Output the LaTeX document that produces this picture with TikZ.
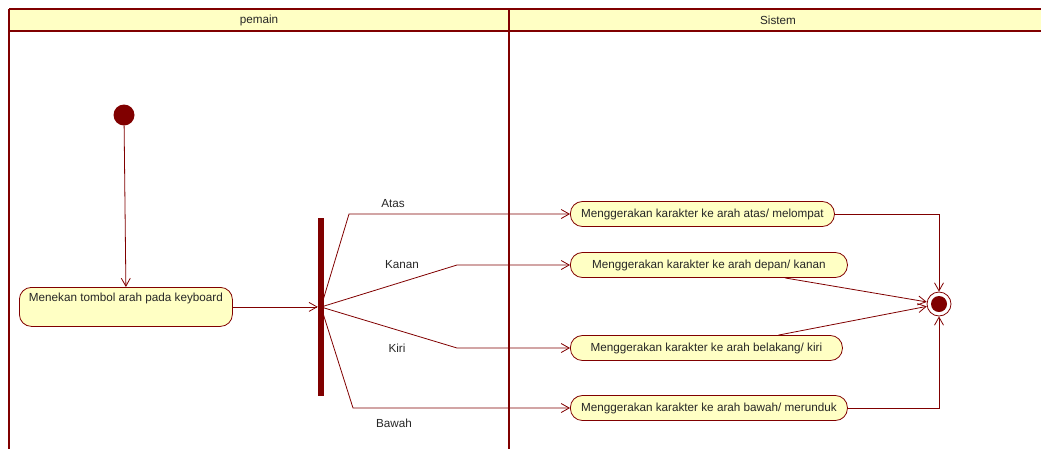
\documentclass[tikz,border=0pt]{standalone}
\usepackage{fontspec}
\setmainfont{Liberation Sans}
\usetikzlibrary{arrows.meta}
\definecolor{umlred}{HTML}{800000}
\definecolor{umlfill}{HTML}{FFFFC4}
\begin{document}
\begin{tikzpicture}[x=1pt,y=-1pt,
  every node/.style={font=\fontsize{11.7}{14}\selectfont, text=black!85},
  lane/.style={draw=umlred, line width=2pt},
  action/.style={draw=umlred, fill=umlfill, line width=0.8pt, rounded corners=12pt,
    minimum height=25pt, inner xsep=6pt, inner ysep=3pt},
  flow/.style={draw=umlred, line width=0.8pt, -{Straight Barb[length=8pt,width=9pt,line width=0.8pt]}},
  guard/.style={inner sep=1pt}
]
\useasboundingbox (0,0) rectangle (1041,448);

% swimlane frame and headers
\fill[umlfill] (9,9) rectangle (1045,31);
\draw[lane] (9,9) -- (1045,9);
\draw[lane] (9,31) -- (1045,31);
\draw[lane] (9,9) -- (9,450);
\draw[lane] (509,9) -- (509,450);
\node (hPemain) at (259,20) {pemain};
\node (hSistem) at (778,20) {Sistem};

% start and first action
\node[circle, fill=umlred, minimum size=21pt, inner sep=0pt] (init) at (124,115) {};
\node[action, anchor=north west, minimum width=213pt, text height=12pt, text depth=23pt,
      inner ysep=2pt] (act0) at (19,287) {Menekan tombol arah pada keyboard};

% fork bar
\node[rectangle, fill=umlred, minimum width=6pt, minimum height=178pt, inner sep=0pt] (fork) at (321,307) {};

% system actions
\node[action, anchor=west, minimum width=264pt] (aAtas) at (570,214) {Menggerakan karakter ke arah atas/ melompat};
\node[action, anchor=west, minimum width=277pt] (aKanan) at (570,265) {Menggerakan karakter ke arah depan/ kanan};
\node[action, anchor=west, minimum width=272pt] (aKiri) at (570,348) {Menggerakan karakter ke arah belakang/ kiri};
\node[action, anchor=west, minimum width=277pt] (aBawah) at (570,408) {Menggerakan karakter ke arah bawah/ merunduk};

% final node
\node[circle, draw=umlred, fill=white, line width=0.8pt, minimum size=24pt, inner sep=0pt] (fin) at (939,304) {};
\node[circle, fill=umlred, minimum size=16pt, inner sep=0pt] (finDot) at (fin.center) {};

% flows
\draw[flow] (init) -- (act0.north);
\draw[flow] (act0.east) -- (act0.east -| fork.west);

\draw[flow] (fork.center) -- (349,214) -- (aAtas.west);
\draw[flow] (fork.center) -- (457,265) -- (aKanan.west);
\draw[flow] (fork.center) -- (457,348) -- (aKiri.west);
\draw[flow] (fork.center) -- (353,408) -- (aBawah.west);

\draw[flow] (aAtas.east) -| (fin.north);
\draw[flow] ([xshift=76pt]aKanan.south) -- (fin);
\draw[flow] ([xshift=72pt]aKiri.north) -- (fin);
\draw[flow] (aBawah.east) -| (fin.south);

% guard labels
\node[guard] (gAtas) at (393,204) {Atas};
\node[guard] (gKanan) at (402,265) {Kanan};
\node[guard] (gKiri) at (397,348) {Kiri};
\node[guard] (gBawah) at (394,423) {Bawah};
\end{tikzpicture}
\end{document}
****************
TO BE DONE -> The pictures should not be reproduced; quote all of the other material exactly.

RESPONSE ->
Output the LaTeX document that produces this picture with TikZ.
\documentclass[tikz,border=0pt]{standalone}
\usepackage{fontspec}
\setmainfont{Liberation Sans}
\usetikzlibrary{arrows.meta}
\definecolor{umlred}{HTML}{800000}
\definecolor{umlfill}{HTML}{FFFFC4}
\begin{document}
\begin{tikzpicture}[x=1pt,y=-1pt,
  every node/.style={font=\fontsize{11.7}{14}\selectfont, text=black!85},
  lane/.style={draw=umlred, line width=2pt},
  action/.style={draw=umlred, fill=umlfill, line width=0.8pt, rounded corners=12pt,
    minimum height=25pt, inner xsep=6pt, inner ysep=3pt},
  flow/.style={draw=umlred, line width=0.8pt, -{Straight Barb[length=8pt,width=9pt,line width=0.8pt]}},
  guard/.style={inner sep=1pt}
]
\useasboundingbox (0,0) rectangle (1041,448);

% swimlane frame and headers
\fill[umlfill] (9,9) rectangle (1045,31);
\draw[lane] (9,9) -- (1045,9);
\draw[lane] (9,31) -- (1045,31);
\draw[lane] (9,9) -- (9,450);
\draw[lane] (509,9) -- (509,450);
\node (hPemain) at (259,20) {pemain};
\node (hSistem) at (778,20) {Sistem};

% start and first action
\node[circle, fill=umlred, minimum size=21pt, inner sep=0pt] (init) at (124,115) {};
\node[action, anchor=north west, minimum width=213pt, text height=12pt, text depth=23pt,
      inner ysep=2pt] (act0) at (19,287) {Menekan tombol arah pada keyboard};

% fork bar
\node[rectangle, fill=umlred, minimum width=6pt, minimum height=178pt, inner sep=0pt] (fork) at (321,307) {};

% system actions
\node[action, anchor=west, minimum width=264pt] (aAtas) at (570,214) {Menggerakan karakter ke arah atas/ melompat};
\node[action, anchor=west, minimum width=277pt] (aKanan) at (570,265) {Menggerakan karakter ke arah depan/ kanan};
\node[action, anchor=west, minimum width=272pt] (aKiri) at (570,348) {Menggerakan karakter ke arah belakang/ kiri};
\node[action, anchor=west, minimum width=277pt] (aBawah) at (570,408) {Menggerakan karakter ke arah bawah/ merunduk};

% final node
\node[circle, draw=umlred, fill=white, line width=0.8pt, minimum size=24pt, inner sep=0pt] (fin) at (939,304) {};
\node[circle, fill=umlred, minimum size=16pt, inner sep=0pt] (finDot) at (fin.center) {};

% flows
\draw[flow] (init) -- (act0.north);
\draw[flow] (act0.east) -- (act0.east -| fork.west);

\draw[flow] (fork.center) -- (349,214) -- (aAtas.west);
\draw[flow] (fork.center) -- (457,265) -- (aKanan.west);
\draw[flow] (fork.center) -- (457,348) -- (aKiri.west);
\draw[flow] (fork.center) -- (353,408) -- (aBawah.west);

\draw[flow] (aAtas.east) -| (fin.north);
\draw[flow] ([xshift=76pt]aKanan.south) -- (fin);
\draw[flow] ([xshift=72pt]aKiri.north) -- (fin);
\draw[flow] (aBawah.east) -| (fin.south);

% guard labels
\node[guard] (gAtas) at (393,204) {Atas};
\node[guard] (gKanan) at (402,265) {Kanan};
\node[guard] (gKiri) at (397,348) {Kiri};
\node[guard] (gBawah) at (394,423) {Bawah};
\end{tikzpicture}
\end{document}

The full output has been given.